The stage win clinched the overall Sports title for Allingham, and he was again joined on the GC podium by Johnson and Crouch.

The Tour of Phuket also awards team prizes, which are calculated on the basis of combining the best three times for each team on each stage.

In the Men’s Open, MatadorRacing took the title by just 4 seconds from Roojai.com, with the Specialized Roval Mavericks in third.

The Matadors also triumphed in the Masters category, but this time by a much more comfortable margin over Unfound CC, with 4T2 in third.

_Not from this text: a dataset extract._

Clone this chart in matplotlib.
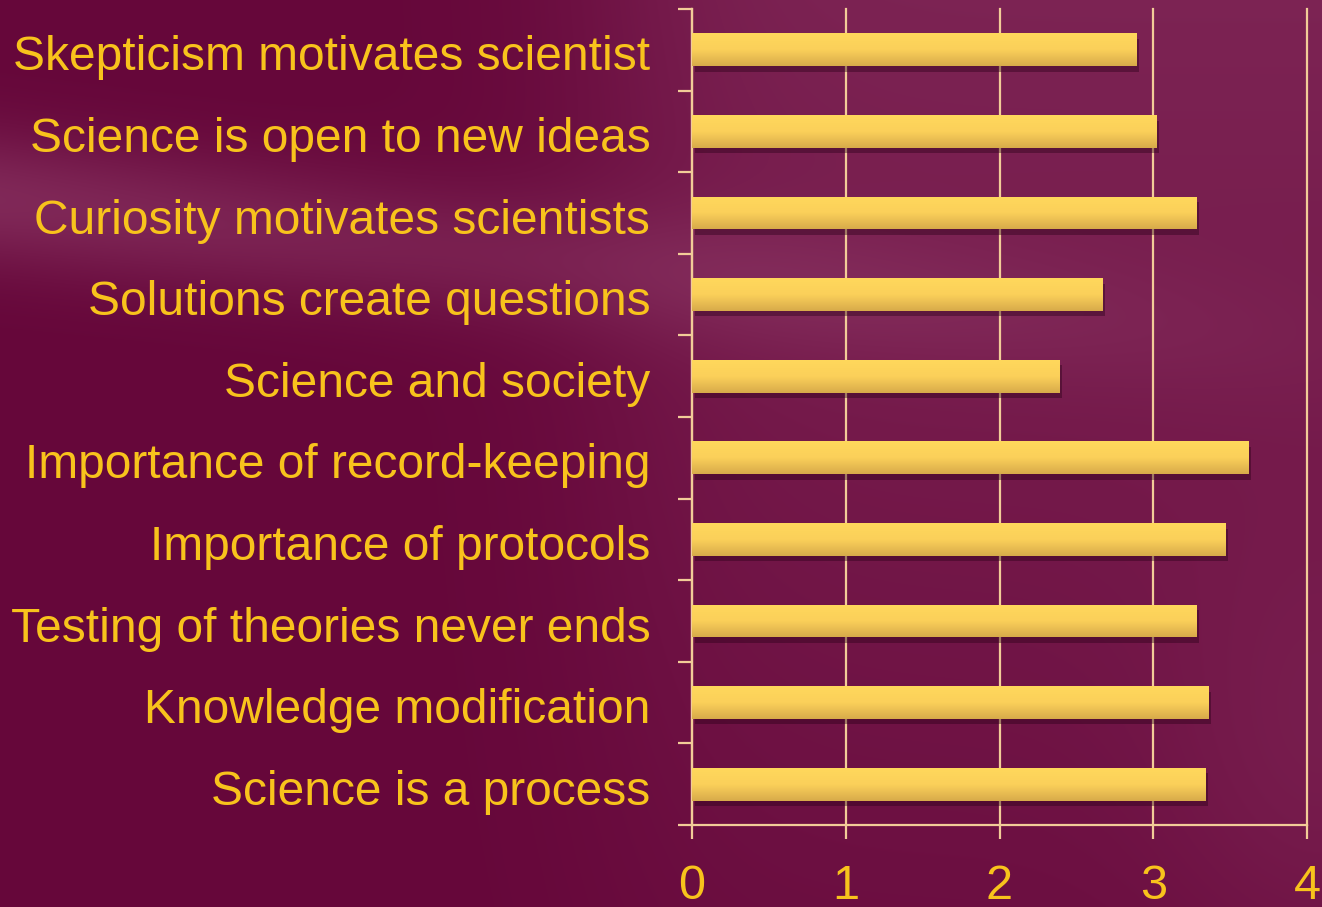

In the Super Masters, the Specialized Roval Mavericks walked away with the team prize, with Anza Cycling in second and Bike Centre Phuket Team in third.

Gran Fondo
While the competitive riders grabbed the headlines at the 2018 Tour of Phuket, a big part of the event’s success was down to the huge numbers of riders who signed up for the Gran Fondo events. In total 73 riders (50 male, 23 female) took part in the Gran Fondo. While there was no pressure on the riders to complete both stages, most did. The biggest presence in the Gran Fondo group was from Singapore’s Anza Cycling.

Indeed, across the Gran Fondo and competitive categories, Anza provided 55 riders, over a quarter of the total. Anza Cycling president Megan Kinder was among the 55 and provided some insight as to why the Tour of Phuket was such a pull for the club.

"We sent our largest ever contingent of club members to an offshore racing event, and as far as regional events go, choosing Tour of Phuket was a no-brainer for its easy logistics, family friendly location and the good value that Thailand offers," Kinder said.

"Plus we wanted to support Cycosports as it does so much for the Singapore cycling community. So we hope that by supporting their current events it will help them continue to come up with more exciting events," she added.

"Our members overwhelmingly enjoyed the Tour of Phuket. Even though many were participating in the non-competitive Gran Fondo event, a good number achieved beyond their expectations given the comparatively hot and hilly riding. This was attributed to the scenic race route, excellent support and phenomenal camaraderie, both within our team and with the other clubs. All in all it was a fantastic weekend away for the club," Kinder said.
The well known racer Lizzie Hodges took part in the Gran Fondo to help sheppard many of her Anza clubmates
Cycosports chief Kent McCallum was also pleased with how the tour unfolded, but he also acknowledged there were a few logistical problems.

"We were extremely happy overall with the event and we're already planning for next year. We hope to widen our net by bringing in teams from the likes of China and the Middle East, and perhaps even Europe," he said.

On the mix-up that affected Stage 2, McCallum said: "The Stage 2 deviation was unfortunate but thankfully the riders still enjoyed a good race and collectively agreed on an approach that kept the excitement in the race for day three and the overall GC standings."

"It's great to have a community that enjoys racing and the spirit of racing," he added.

Cycosports usually runs such a tight ship, so it was a shame that a few hiccups took some of the shine from the 2018 Tour of Phuket's success. The presence of a commissaries car for both of the competitive pelotons and an increased number of properly briefed motorbike marshals with experience of working in cycling events would probably have prevented the Stage 2 "deviation". Other issues, like the lack of water support for breakaways and an attack in the neutralised zone, might also have been nipped in the bud.

Still, the 2018 race was undoubtedly a success, and if past experience is any measure, then Cycosports will ensure that the 2019 edition of the Tour of Phuket will be bigger and better than ever before.